As I’ve mentioned before, I made Alfie’s curtains myself. This meant I was able to ensure they had a blackout lining which is brilliant at keeping the light out. However, because they are curtains, they leave gaps at either end which let the light in. When we move and are kitting out Alfie’s new room, I would definitely consider something like a VELUX blackout blind. Because it would sit flush in the window, it would block out all the light and hopefully help aid sleep even more!
A big issue we have with Alfie is his body temperature. He takes after his dad and is like a human hot water bottle! When he was sleeping in his grobags, he used to get so hot and I’m sure this is what was waking him up at night. I didn’t like him not having his sleeping bag on, because it got cold at night, but in the summer I gave in and bought him a duvet which seemed to be better because he could kick it off when he wanted. However, the problem now comes in winter when he would still kick the covers off but wake up freezing because his pyjamas don’t keep him warm enough. Someone recently suggested getting him some fleecy pjs, which is a fab idea! I really like these ones from Asda and these ones from Next so will definitely get some and see how he gets on with them.

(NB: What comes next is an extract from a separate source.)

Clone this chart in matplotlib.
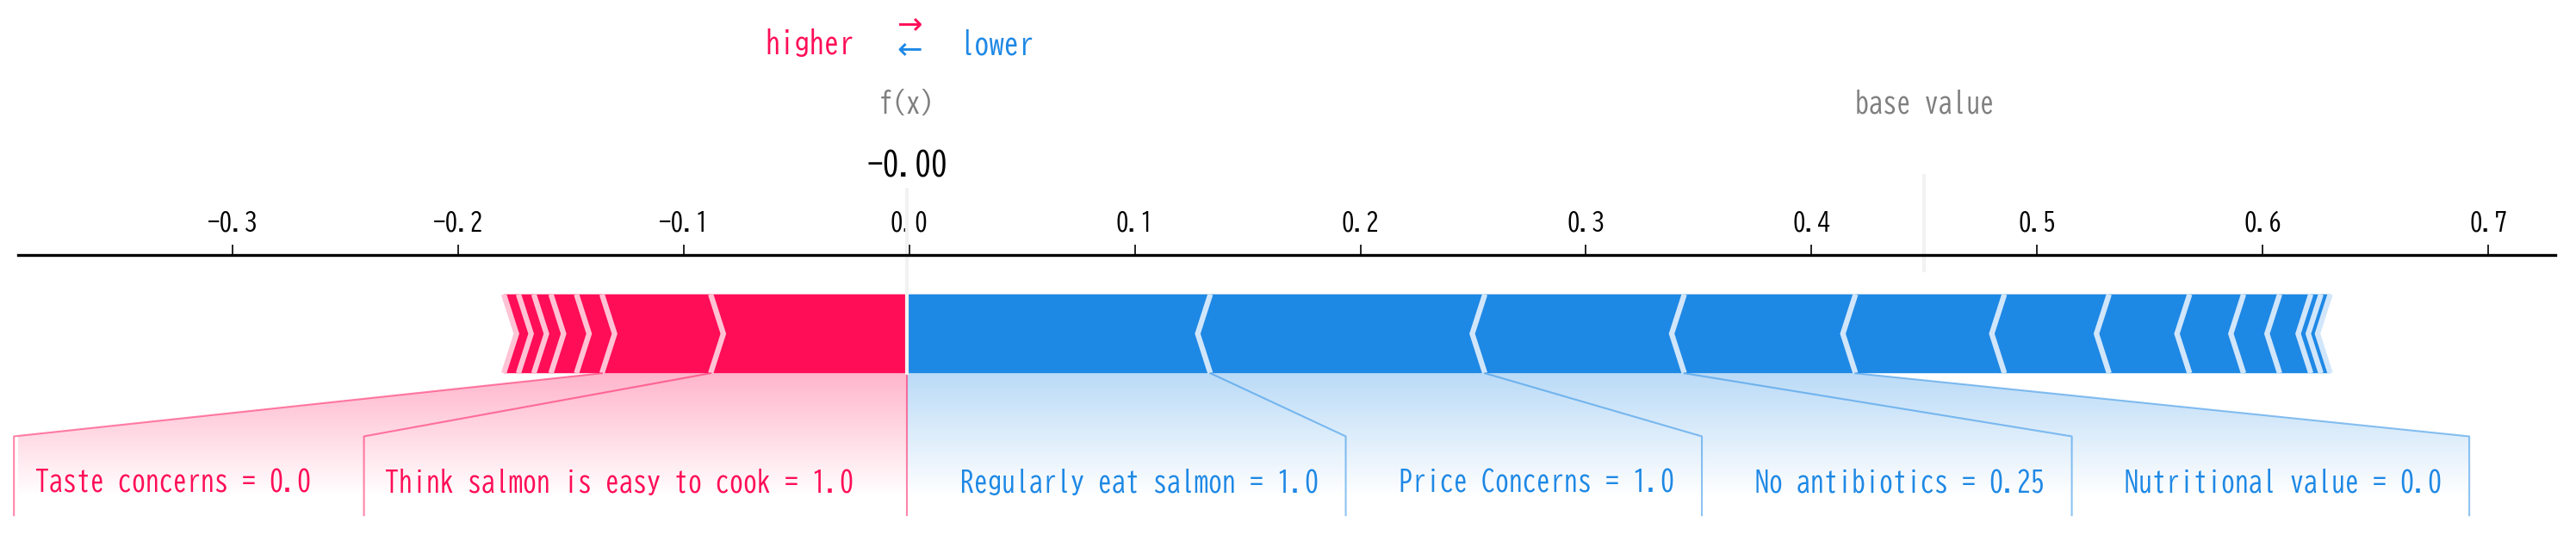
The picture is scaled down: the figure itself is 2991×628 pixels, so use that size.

Alfie’s never had a dummy so he’s had to find comfort in other ways. That used to mean booby! But he’s also always been a finger sucker (not a thumb sucker!) whenever he’s tired or just chilling out. Along with his fingers, he’s also always had a teddy comforter. Alfie loves a cuddly toy! From birth he’s had a few comforters, but quickly settled for a favourite – this blue one from Asda! Luckily it was the cheapest one and we have three of them so they don’t get lost. He’s not bothered by which ones he has and we can wash them often and switch them round and he doesn’t mind. They are vital to his bedtime routine though. As soon as he starts to show signs of tiredness, we give him teddy and he settles right down. Occasionally this meant at night he’d lose it and so would wake up, but once he had it again he’d go straight back off.
Mummy and Daddy’s bed
If all else fails – Alfie comes in our bed! We are big fans of bed-sharing. Everyone will have their opinions about this, but done safely it is perfectly fine. We don’t do it every night but since I’ve returned to work, it has saved my sanity on more than one occasion! When we move, I want to get the biggest bed I can possibly find, like the one we stayed in at Premier Inn – it was amazing! Then we can all get a good night’s sleep without mummy or daddy clinging to the side!
So, at almost 18 months sleep is still not settled. But that OK. It’s not an issue. Alfie has found his own little routine and I truly believe that he’s done this by being given the space to do this himself. We weren’t interested in implementing any sleep training and so far it’s working for us. It’s not perfect, but it’s ok.
Sleep is for the weak!!!
How does your little one sleep? Are you lucky enough to get a full 12 hours or are you an up-every-hour type parent?